New Training Course: "Fastware for C++"

I've been working intermittently on a book to be called Fastware!  for the past few years. (You can find information about it at its web site.) That project is currently on the back burner, because I ran into two difficulties.  First, I realized that the scope of the project -- encompassing topics in hardware, systems design, concurrency (both thread-based and distributed), algorithms, data structures, tools for improving performance, and more -- was not only going to be impossible to fit within 300 pages, it was also probably beyond my ability to fully comprehend.  Second, the fact that the book was to be language-independent meant that I'd be unable to push my technical treatments down to the level of detail that I and my readers are accustomed to.

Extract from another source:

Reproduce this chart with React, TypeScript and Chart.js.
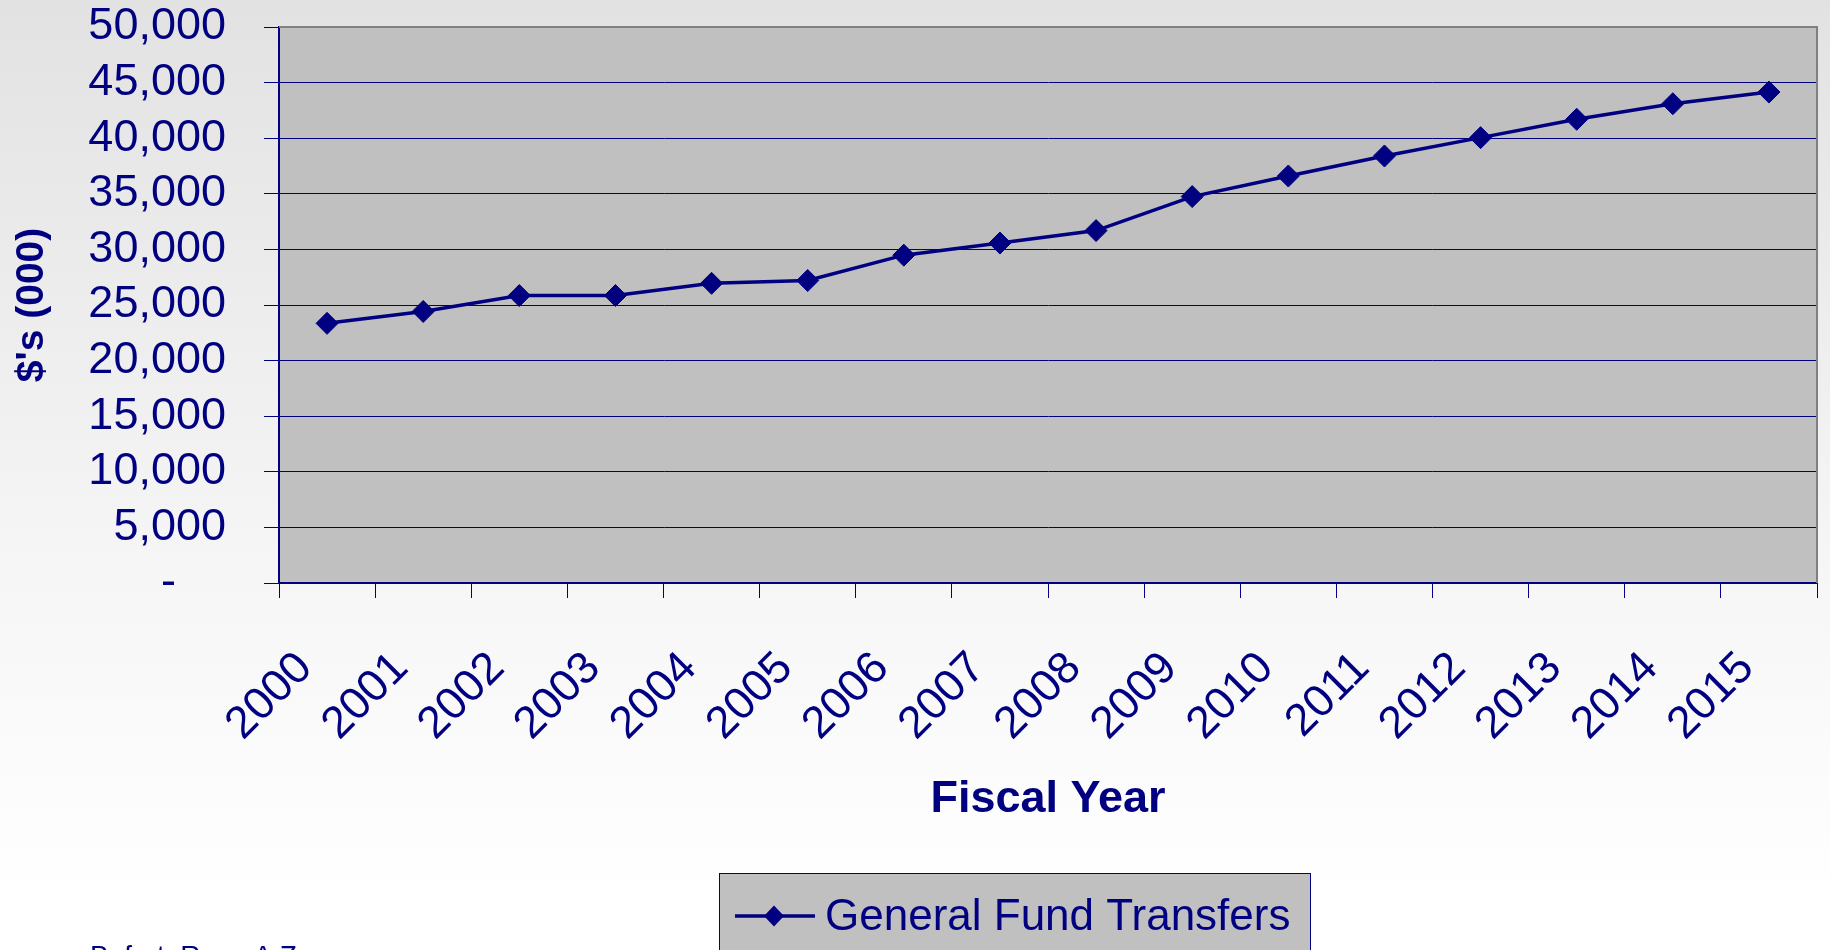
import React, { useEffect, useRef } from "react";
import { Chart, registerables } from "chart.js";

Chart.register(...registerables);

// ---- data ----
const years = ["2000", "2001", "2002", "2003", "2004", "2005", "2006", "2007", "2008", "2009", "2010", "2011", "2012", "2013", "2014", "2015"];
const transfers = [23350, 24420, 25850, 25850, 26950, 27200, 29480, 30570, 31690, 34750, 36600, 38400, 40050, 41700, 43100, 44150];
const yMin = 0;
const yMax = 50000;
const yStep = 5000;
const seriesLabel = "General Fund Transfers";
const xTitle = "Fiscal Year";
const yTitle = "$'s (000)";
const footnote = "Befort, Ryan A.Z.";

const NAVY = "#000080";
const FONT = "'Liberation Sans', Arial, Helvetica, sans-serif";

const decorPlugin = {
  id: "decor",
  beforeDraw(chart: any) {
    const { ctx, width, height, chartArea: a } = chart;
    ctx.save();
    const g = ctx.createLinearGradient(0, 0, 0, height);
    g.addColorStop(0, "#e2e2e2");
    g.addColorStop(0.6, "#f6f6f6");
    g.addColorStop(0.95, "#ffffff");
    g.addColorStop(1, "#ffffff");
    ctx.fillStyle = g;
    ctx.fillRect(0, 0, width, height);
    ctx.fillStyle = "#c0c0c0";
    ctx.fillRect(a.left, a.top, a.right - a.left, a.bottom - a.top);
    ctx.restore();
  },
  afterDraw(chart: any) {
    const { ctx, chartArea: a } = chart;
    ctx.save();
    // plot frame (top / right)
    ctx.strokeStyle = "#808080";
    ctx.lineWidth = 2;
    ctx.beginPath();
    ctx.moveTo(a.left, a.top);
    ctx.lineTo(a.right, a.top);
    ctx.lineTo(a.right, a.bottom);
    ctx.stroke();

    // legend
    const ds = chart.data.datasets[0];
    const bx = 719, by = 873, bw = 591, bh = 120;
    ctx.fillStyle = "#c0c0c0";
    ctx.fillRect(bx, by, bw, bh);
    ctx.strokeStyle = NAVY;
    ctx.lineWidth = 1;
    ctx.strokeRect(bx + 0.5, by + 0.5, bw, bh);
    const ly = 916;
    ctx.strokeStyle = NAVY;
    ctx.lineWidth = 3.5;
    ctx.beginPath();
    ctx.moveTo(735, ly);
    ctx.lineTo(815, ly);
    ctx.stroke();
    ctx.fillStyle = NAVY;
    ctx.beginPath();
    ctx.moveTo(774, ly - 10.5);
    ctx.lineTo(784, ly);
    ctx.lineTo(774, ly + 10.5);
    ctx.lineTo(764, ly);
    ctx.closePath();
    ctx.fill();
    ctx.font = `44px ${FONT}`;
    ctx.textAlign = "left";
    ctx.textBaseline = "alphabetic";
    ctx.fillText(ds.label, 825, 930);

    // footnote (cut off at bottom)
    ctx.font = `28px ${FONT}`;
    ctx.fillText(footnote, 90, 965);
    ctx.restore();
  },
};

export default function App() {
  const ref = useRef<HTMLCanvasElement | null>(null);

  useEffect(() => {
    document.body.style.margin = "0";
    if (!ref.current) return;
    const chart = new Chart(ref.current, {
      type: "line",
      data: {
        labels: years,
        datasets: [
          {
            label: seriesLabel,
            data: transfers,
            borderColor: NAVY,
            backgroundColor: NAVY,
            borderWidth: 3.5,
            pointStyle: "rectRot",
            pointRadius: 11,
            pointHoverRadius: 11,
            pointBackgroundColor: NAVY,
            pointBorderColor: NAVY,
            pointBorderWidth: 1,
            tension: 0,
            fill: false,
          },
        ],
      },
      options: {
        responsive: false,
        animation: false,
        layout: { padding: { top: 27, right: 13, left: 0, bottom: 0 } },
        plugins: {
          legend: { display: false },
          tooltip: { enabled: false },
        },
        scales: {
          x: {
            type: "category",
            offset: true,
            grid: {
              offset: true,
              drawOnChartArea: false,
              drawTicks: true,
              tickLength: 15,
              color: NAVY,
              lineWidth: 1,
            },
            border: { display: true, color: NAVY, width: 2 },
            ticks: {
              color: NAVY,
              font: { family: FONT, size: 45 },
              minRotation: 45,
              maxRotation: 45,
              padding: 44,
              labelOffset: -22,
              autoSkip: false,
            },
            title: {
              display: true,
              text: xTitle,
              color: NAVY,
              font: { family: FONT, size: 45, weight: "bold" },
              padding: { top: 0, bottom: 123 },
            },
            afterFit: (s: any) => {
              s.height = 367;
              s.paddingLeft = 0;
              s.paddingRight = 0;
            },
          },
          y: {
            min: yMin,
            max: yMax,
            grid: {
              color: NAVY,
              lineWidth: 1,
              drawTicks: true,
              tickLength: 15,
            },
            border: { display: true, color: NAVY, width: 2 },
            ticks: {
              stepSize: yStep,
              autoSkip: false,
              color: NAVY,
              font: { family: FONT, size: 45 },
              padding: 38,
              callback: (v: any) => (Number(v) === 0 ? "-    " : Number(v).toLocaleString("en-US")),
            },
            title: {
              display: true,
              text: yTitle,
              color: NAVY,
              font: { family: FONT, size: 39, weight: "bold" },
              padding: { top: 9, bottom: 0 },
            },
            afterFit: (s: any) => {
              s.width = 279;
              s.paddingTop = 0;
              s.paddingBottom = 0;
            },
          },
        },
      },
      plugins: [decorPlugin],
    } as any);
    return () => chart.destroy();
  }, []);

  return (
    <div style={{ width: 1830, height: 950, overflow: "hidden" }}>
      <canvas ref={ref} width={1830} height={950} style={{ display: "block" }} />
    </div>
  );
}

These challenges interfered with my work on the book, but they did nothing to diminish my interest in the production of low-latency software systems, so I decided that a reasonable alternative approach was to take my long-established High-Performance C++ Programming training course, update it to acknowledge the emergence of compilers supporting features from C++0x, and expand it to include selected performance topics beyond C++ and its standard library. The result is a new two-day training course that draws heavily on my original vision for Fastware! while still assuming that C++ is the implementation language:  Fastware for C++.

Fastware for C++ covers hard-core C++ performance-related information such as how to avoid the creation of unnecessary objects and how to use the STL efficiently, but it also covers the impact of CPU caches on data structure and algorithm design, the need to optimize the performance of code you don't control (e.g., third-party libraries), commonly-available concurrent algorithms and data structures modeled on the STL, build-time optimization via profile-guided and whole-program analyses, and more. For details, consult the course's web page, and if you're interested in technical training on low-latency software systems in C++, I hope you'll keep it in mind.

Scott

4 comments:

Dan said...

Scott,

Congratulations. For whatever it's worth, I think you made the right choice about Fastware (focusing on C++).

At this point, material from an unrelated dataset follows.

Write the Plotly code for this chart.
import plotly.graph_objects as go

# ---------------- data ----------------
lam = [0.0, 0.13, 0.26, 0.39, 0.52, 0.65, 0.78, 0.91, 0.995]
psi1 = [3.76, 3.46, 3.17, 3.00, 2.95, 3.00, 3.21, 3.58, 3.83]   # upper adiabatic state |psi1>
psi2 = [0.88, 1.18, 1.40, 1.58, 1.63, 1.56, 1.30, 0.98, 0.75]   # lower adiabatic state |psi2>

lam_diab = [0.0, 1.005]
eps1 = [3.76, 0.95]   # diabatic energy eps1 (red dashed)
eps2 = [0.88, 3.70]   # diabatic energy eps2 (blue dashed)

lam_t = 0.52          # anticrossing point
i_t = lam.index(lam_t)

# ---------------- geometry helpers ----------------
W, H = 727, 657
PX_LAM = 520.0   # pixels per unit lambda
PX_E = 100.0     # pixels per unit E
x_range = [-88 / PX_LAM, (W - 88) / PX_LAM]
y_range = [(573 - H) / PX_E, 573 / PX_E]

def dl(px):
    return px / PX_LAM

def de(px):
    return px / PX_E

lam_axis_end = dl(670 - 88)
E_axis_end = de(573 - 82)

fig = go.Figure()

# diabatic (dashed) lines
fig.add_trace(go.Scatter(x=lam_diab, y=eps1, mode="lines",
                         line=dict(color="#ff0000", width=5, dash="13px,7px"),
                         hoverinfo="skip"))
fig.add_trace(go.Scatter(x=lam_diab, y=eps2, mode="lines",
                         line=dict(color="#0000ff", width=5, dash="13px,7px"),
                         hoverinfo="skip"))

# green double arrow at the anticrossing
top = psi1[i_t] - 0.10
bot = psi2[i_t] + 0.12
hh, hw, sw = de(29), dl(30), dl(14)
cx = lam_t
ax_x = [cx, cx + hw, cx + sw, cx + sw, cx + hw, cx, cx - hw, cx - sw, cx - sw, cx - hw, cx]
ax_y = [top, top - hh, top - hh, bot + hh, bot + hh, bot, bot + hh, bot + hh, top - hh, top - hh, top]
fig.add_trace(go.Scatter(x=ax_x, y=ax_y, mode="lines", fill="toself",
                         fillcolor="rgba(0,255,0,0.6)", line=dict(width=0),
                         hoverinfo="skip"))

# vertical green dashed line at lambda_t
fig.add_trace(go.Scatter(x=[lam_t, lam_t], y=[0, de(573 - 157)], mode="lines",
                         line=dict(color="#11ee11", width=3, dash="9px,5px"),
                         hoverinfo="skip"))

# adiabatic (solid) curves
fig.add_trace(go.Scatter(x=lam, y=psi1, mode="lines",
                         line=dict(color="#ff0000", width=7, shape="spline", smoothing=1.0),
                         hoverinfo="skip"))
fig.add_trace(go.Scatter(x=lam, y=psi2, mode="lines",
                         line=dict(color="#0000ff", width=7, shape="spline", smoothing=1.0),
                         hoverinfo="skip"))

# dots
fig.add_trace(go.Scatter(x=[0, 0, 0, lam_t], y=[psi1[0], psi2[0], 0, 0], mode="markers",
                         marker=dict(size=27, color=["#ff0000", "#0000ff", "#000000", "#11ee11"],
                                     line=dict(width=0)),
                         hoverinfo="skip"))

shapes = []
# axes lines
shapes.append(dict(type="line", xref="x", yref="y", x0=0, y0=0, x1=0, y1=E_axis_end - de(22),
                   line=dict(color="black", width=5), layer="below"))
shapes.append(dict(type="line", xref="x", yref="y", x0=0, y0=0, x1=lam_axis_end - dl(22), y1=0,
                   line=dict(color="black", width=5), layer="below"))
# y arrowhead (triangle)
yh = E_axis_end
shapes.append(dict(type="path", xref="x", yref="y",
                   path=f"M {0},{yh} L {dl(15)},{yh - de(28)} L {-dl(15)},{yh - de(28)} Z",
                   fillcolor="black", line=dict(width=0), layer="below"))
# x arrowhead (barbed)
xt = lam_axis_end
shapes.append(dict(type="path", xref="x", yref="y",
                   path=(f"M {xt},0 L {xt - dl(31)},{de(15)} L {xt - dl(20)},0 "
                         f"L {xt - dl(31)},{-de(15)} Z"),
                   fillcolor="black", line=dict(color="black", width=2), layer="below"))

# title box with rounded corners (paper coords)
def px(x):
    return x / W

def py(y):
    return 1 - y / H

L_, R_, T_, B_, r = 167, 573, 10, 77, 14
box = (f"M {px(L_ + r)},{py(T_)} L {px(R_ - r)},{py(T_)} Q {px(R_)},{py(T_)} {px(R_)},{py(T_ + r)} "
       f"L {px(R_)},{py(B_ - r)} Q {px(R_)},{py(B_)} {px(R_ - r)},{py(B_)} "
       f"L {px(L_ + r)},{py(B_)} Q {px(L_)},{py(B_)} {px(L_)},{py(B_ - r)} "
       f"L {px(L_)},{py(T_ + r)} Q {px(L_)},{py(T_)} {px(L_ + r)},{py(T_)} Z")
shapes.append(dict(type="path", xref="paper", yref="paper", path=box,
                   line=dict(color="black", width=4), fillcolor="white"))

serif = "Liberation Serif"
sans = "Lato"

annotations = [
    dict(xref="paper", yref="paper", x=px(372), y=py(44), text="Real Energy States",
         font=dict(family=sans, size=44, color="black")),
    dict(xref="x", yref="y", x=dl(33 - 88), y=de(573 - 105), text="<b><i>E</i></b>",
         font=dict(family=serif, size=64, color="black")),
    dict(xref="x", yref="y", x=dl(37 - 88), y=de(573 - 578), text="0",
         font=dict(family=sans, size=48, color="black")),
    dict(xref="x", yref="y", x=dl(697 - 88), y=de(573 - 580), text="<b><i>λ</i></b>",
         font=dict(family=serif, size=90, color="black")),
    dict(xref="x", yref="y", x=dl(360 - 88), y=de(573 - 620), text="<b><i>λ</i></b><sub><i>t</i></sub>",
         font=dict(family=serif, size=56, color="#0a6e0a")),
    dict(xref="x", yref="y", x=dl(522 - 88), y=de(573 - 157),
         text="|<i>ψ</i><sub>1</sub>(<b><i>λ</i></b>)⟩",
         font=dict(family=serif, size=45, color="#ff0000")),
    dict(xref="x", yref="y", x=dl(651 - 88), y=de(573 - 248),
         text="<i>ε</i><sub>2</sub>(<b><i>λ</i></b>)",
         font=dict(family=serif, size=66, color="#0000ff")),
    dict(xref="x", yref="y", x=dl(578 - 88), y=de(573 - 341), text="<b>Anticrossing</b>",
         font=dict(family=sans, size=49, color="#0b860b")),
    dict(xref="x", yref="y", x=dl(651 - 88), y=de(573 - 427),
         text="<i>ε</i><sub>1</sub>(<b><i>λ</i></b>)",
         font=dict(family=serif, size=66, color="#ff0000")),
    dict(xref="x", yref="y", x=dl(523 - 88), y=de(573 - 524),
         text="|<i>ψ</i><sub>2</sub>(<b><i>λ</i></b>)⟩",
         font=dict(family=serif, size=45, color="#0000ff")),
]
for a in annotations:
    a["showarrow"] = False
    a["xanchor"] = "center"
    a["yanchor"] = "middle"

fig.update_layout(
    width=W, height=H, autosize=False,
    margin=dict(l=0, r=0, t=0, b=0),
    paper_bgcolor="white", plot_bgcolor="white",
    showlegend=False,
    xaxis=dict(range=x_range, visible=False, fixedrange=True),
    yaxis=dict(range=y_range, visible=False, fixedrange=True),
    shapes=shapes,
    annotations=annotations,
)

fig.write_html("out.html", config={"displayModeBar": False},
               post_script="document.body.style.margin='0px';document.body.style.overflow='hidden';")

Question: any chance you are planning on selling the presentation materials separately, as you did with a couple of the other courses?

Scott Meyers said...

I'll probably look into selling the training materials at some point, but the issue is complicated by the fact that some of the material in this course comes from my books, and all the books' content is copyrighted by my publisher, Addison-Wesley. That means I'd have to get their permission to sell the notes. I suspect I could work out an arrangement, but it's a complicating factor that did not arise for the course materials I currently sell.

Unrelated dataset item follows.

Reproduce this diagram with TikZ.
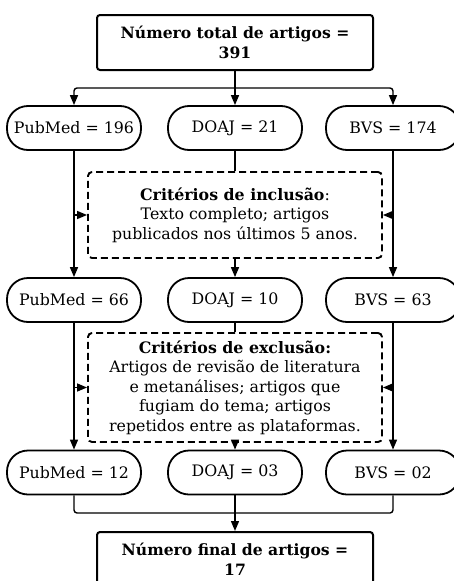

If I make the materials for this course available for purchase, I'll post about it here, of course.

Nicolas said...

Hello,

I'm a little disappointed, because this book was everything I was looking for.

Like Dan said, I would be very interested in training materials too.

I'm working in the algorithmic trading systems, and I think this kind of book would become immediately a must-have in this world.

Thank you anyway for your previous books I loved.

Scott Meyers said...

@Nicolas, the timing of your comment is good, because I'm planning my "big" project for 2012, and a leading candidate right now is work on Fastware, both as a training course and also as a book. This isn't a promise that anything will happen, because each year has more candidate "big" projects than I have time for, but right now, I'd say the chances of something happening in this area are good. If you can elaborate on what topics you'd find most useful in a book on Fastware, I'd love to see them.